> **Information supplied**
○ ○ ○ ○ ○

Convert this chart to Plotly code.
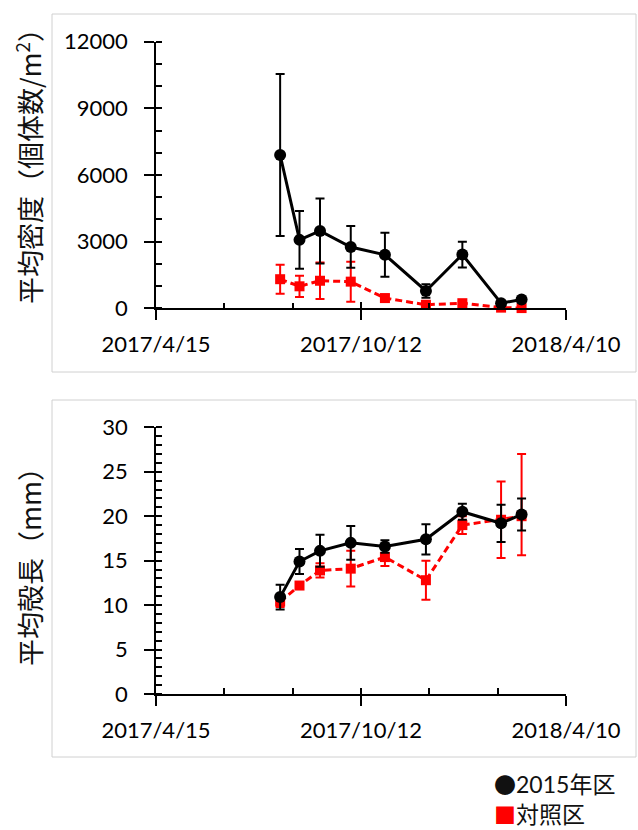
import pandas as pd
import plotly.graph_objects as go

# ---- data -------------------------------------------------------------
dates = ["2017-08-02", "2017-08-19", "2017-09-06", "2017-10-03", "2017-11-02",
         "2017-12-08", "2018-01-09", "2018-02-12", "2018-03-02"]

# mean density (individuals / m2)
density_2015 = [6900, 3080, 3480, 2760, 2410, 780, 2420, 230, 400]
density_2015_err = [3650, 1300, 1460, 940, 990, 300, 580, 60, 100]
density_ctrl = [1310, 990, 1240, 1200, 460, 160, 230, 30, 10]
density_ctrl_err = [650, 480, 820, 900, 150, 60, 60, 20, 10]

# mean shell length (mm)
length_2015 = [10.9, 14.9, 16.1, 17.0, 16.6, 17.4, 20.5, 19.2, 20.2]
length_2015_err = [1.4, 1.4, 1.8, 1.9, 0.7, 1.7, 0.9, 2.1, 1.8]
length_ctrl = [10.4, 12.2, 13.9, 14.1, 15.4, 12.8, 19.0, 19.6, 20.0]
length_ctrl_err_plus = [0.6, 0.4, 0.8, 2.0, 1.0, 2.2, 1.0, 4.3, 7.0]
length_ctrl_err_minus = [0.6, 0.4, 0.8, 2.0, 1.0, 2.2, 1.0, 4.3, 4.4]

x_major = ["2017-04-15", "2017-10-12", "2018-04-10"]
x_major_text = ["2017/4/15", "2017/10/12", "2018/4/10"]
density_ticks = [0, 3000, 6000, 9000, 12000]
length_ticks = [0, 5, 10, 15, 20, 25, 30]

series_names = ["2015年区", "対照区"]

# ---- layout helpers ----------------------------------------------------
W, H = 638, 830


def fx(p):
    return p / W


def fy(p):
    return 1 - p / H


# minor date ticks: two between each pair of major ticks
_maj = pd.to_datetime(x_major)
x_minor = []
for a, b in zip(_maj[:-1], _maj[1:]):
    step = (b - a) / 3
    x_minor += [(a + step).strftime("%Y-%m-%d"), (a + 2 * step).strftime("%Y-%m-%d")]

LABEL_FONT = dict(family="Lato, 'Noto Sans CJK JP', sans-serif", size=22, color="#000000")
TITLE_FONT = dict(family="'Noto Sans CJK JP', sans-serif", size=27, color="#111111")
INK = "#000000"
RED = "#ff0000"

x_dom = [fx(156), fx(566)]
top_dom = [fy(308.3), fy(41.7)]
bot_dom = [fy(694), fy(427.3)]

fig = go.Figure()


def add_series(xa, ya, y, err, color, symbol, size, dash, err_minus=None):
    ed = dict(type="data", array=err, color=color, thickness=2, width=4.5, visible=True)
    if err_minus is not None:
        ed["symmetric"] = False
        ed["arrayminus"] = err_minus
    fig.add_trace(go.Scatter(
        x=dates, y=y, xaxis=xa, yaxis=ya, mode="lines+markers",
        line=dict(color=color, width=3, dash=dash),
        marker=dict(color=color, symbol=symbol, size=size),
        error_y=ed, cliponaxis=False, showlegend=False, hoverinfo="skip"))


# density panel (control first so the 2015 series sits on top)
add_series("x", "y", density_ctrl, density_ctrl_err, RED, "square", 10, "7px,4px")
add_series("x", "y", density_2015, density_2015_err, INK, "circle", 12, "solid")
# shell length panel
add_series("x2", "y2", length_ctrl, length_ctrl_err_plus, RED, "square", 10, "7px,4px",
           err_minus=length_ctrl_err_minus)
add_series("x2", "y2", length_2015, length_2015_err, INK, "circle", 12, "solid")

# invisible carriers for the overlay axes that draw the inner half of major ticks
for xa, ya in [("x3", "y"), ("x", "y3"), ("x4", "y2"), ("x2", "y4")]:
    fig.add_trace(go.Scatter(x=[x_major[0]], y=[0], xaxis=xa, yaxis=ya, mode="markers",
                             marker=dict(opacity=0), showlegend=False, hoverinfo="skip"))

common = dict(showgrid=False, zeroline=False, tickcolor=INK, tickwidth=1.5,
              tickfont=LABEL_FONT, automargin=False)


def x_axis(anchor):
    return dict(common, type="date", domain=x_dom, anchor=anchor,
                range=[x_major[0], x_major[-1]], tickmode="array",
                tickvals=x_major, ticktext=x_major_text, ticks="outside", ticklen=10,
                ticklabelstandoff=6, showline=True, linecolor=INK, linewidth=1.5,
                minor=dict(tickmode="array", tickvals=x_minor, ticks="inside",
                           ticklen=6, tickcolor=INK, tickwidth=1.5))


def y_axis(anchor, dom, rng, ticks, minor_step):
    return dict(common, domain=dom, anchor=anchor, range=rng, tickmode="array",
                tickvals=ticks, ticktext=[str(t) for t in ticks],
                ticks="outside", ticklen=10, ticklabelstandoff=12,
                showline=True, linecolor=INK, linewidth=1.5,
                minor=dict(tick0=0, dtick=minor_step, ticks="inside", ticklen=6,
                           tickcolor=INK, tickwidth=1.5))


def x_overlay(base, anchor):
    return dict(type="date", overlaying=base, anchor=anchor, range=[x_major[0], x_major[-1]],
                tickmode="array", tickvals=x_major, ticks="inside", ticklen=6,
                tickcolor=INK, tickwidth=1.5, showticklabels=False, showline=False,
                showgrid=False, zeroline=False, automargin=False)


def y_overlay(base, anchor, rng, ticks):
    return dict(overlaying=base, anchor=anchor, range=rng, tickmode="array",
                tickvals=ticks, ticks="inside", ticklen=6, tickcolor=INK, tickwidth=1.5,
                showticklabels=False, showline=False, showgrid=False, zeroline=False,
                automargin=False)


fig.update_layout(
    width=W, height=H, margin=dict(l=0, r=0, t=0, b=0, pad=0, autoexpand=False),
    paper_bgcolor="white", plot_bgcolor="rgba(0,0,0,0)", showlegend=False,
    xaxis=x_axis("y"),
    yaxis=y_axis("x", top_dom, [0, 12000], density_ticks, 1000),
    xaxis2=x_axis("y2"),
    yaxis2=y_axis("x2", bot_dom, [0, 30], length_ticks, 1),
    xaxis3=x_overlay("x", "y"),
    yaxis3=y_overlay("y", "x", [0, 12000], density_ticks),
    xaxis4=x_overlay("x2", "y2"),
    yaxis4=y_overlay("y2", "x2", [0, 30], length_ticks),
)

# panel frames
for top, bottom in [(14, 372), (400, 757)]:
    fig.add_shape(type="rect", xref="paper", yref="paper",
                  x0=fx(52), x1=fx(636), y0=fy(bottom), y1=fy(top),
                  line=dict(color="#d0d0d0", width=1), fillcolor="rgba(0,0,0,0)", layer="below")

# axis titles
fig.add_annotation(text="平均密度（個体数/m<sup>2</sup>）", x=fx(29), y=fy(160),
                   xref="paper", yref="paper", textangle=-90, showarrow=False,
                   xanchor="center", yanchor="middle", font=TITLE_FONT)
fig.add_annotation(text="平均殻長（mm）", x=fx(29), y=fy(560),
                   xref="paper", yref="paper", textangle=-90, showarrow=False,
                   xanchor="center", yanchor="middle", font=TITLE_FONT)

# key: symbol glyphs followed by the series names, two lines in one box
SYM = "font-family:Noto Sans CJK JP;font-size:22px"
key_text = (f"<span style='{SYM}'>●</span>{series_names[0]}<br>"
            f"<span style='{SYM};color:{RED}'>■</span>{series_names[1]}")
fig.add_annotation(text=key_text, x=fx(493), y=fy(798), xref="paper", yref="paper",
                   showarrow=False, xanchor="left", yanchor="middle", align="left",
                   borderpad=0,
                   font=dict(family="Lato, 'Noto Sans CJK JP', sans-serif", size=23,
                             color="#111111"))

fig.write_html("out.html")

○ ○ ○ ○ ○

> **What is required**
Print, exactly as written, the lines above from the first one to the one containing "return 1 - p / H". Leave out pictures.

> **Exercise solution**
Convert this chart to Plotly code.
import pandas as pd
import plotly.graph_objects as go

# ---- data -------------------------------------------------------------
dates = ["2017-08-02", "2017-08-19", "2017-09-06", "2017-10-03", "2017-11-02",
         "2017-12-08", "2018-01-09", "2018-02-12", "2018-03-02"]

# mean density (individuals / m2)
density_2015 = [6900, 3080, 3480, 2760, 2410, 780, 2420, 230, 400]
density_2015_err = [3650, 1300, 1460, 940, 990, 300, 580, 60, 100]
density_ctrl = [1310, 990, 1240, 1200, 460, 160, 230, 30, 10]
density_ctrl_err = [650, 480, 820, 900, 150, 60, 60, 20, 10]

# mean shell length (mm)
length_2015 = [10.9, 14.9, 16.1, 17.0, 16.6, 17.4, 20.5, 19.2, 20.2]
length_2015_err = [1.4, 1.4, 1.8, 1.9, 0.7, 1.7, 0.9, 2.1, 1.8]
length_ctrl = [10.4, 12.2, 13.9, 14.1, 15.4, 12.8, 19.0, 19.6, 20.0]
length_ctrl_err_plus = [0.6, 0.4, 0.8, 2.0, 1.0, 2.2, 1.0, 4.3, 7.0]
length_ctrl_err_minus = [0.6, 0.4, 0.8, 2.0, 1.0, 2.2, 1.0, 4.3, 4.4]

x_major = ["2017-04-15", "2017-10-12", "2018-04-10"]
x_major_text = ["2017/4/15", "2017/10/12", "2018/4/10"]
density_ticks = [0, 3000, 6000, 9000, 12000]
length_ticks = [0, 5, 10, 15, 20, 25, 30]

series_names = ["2015年区", "対照区"]

# ---- layout helpers ----------------------------------------------------
W, H = 638, 830


def fx(p):
    return p / W


def fy(p):
    return 1 - p / H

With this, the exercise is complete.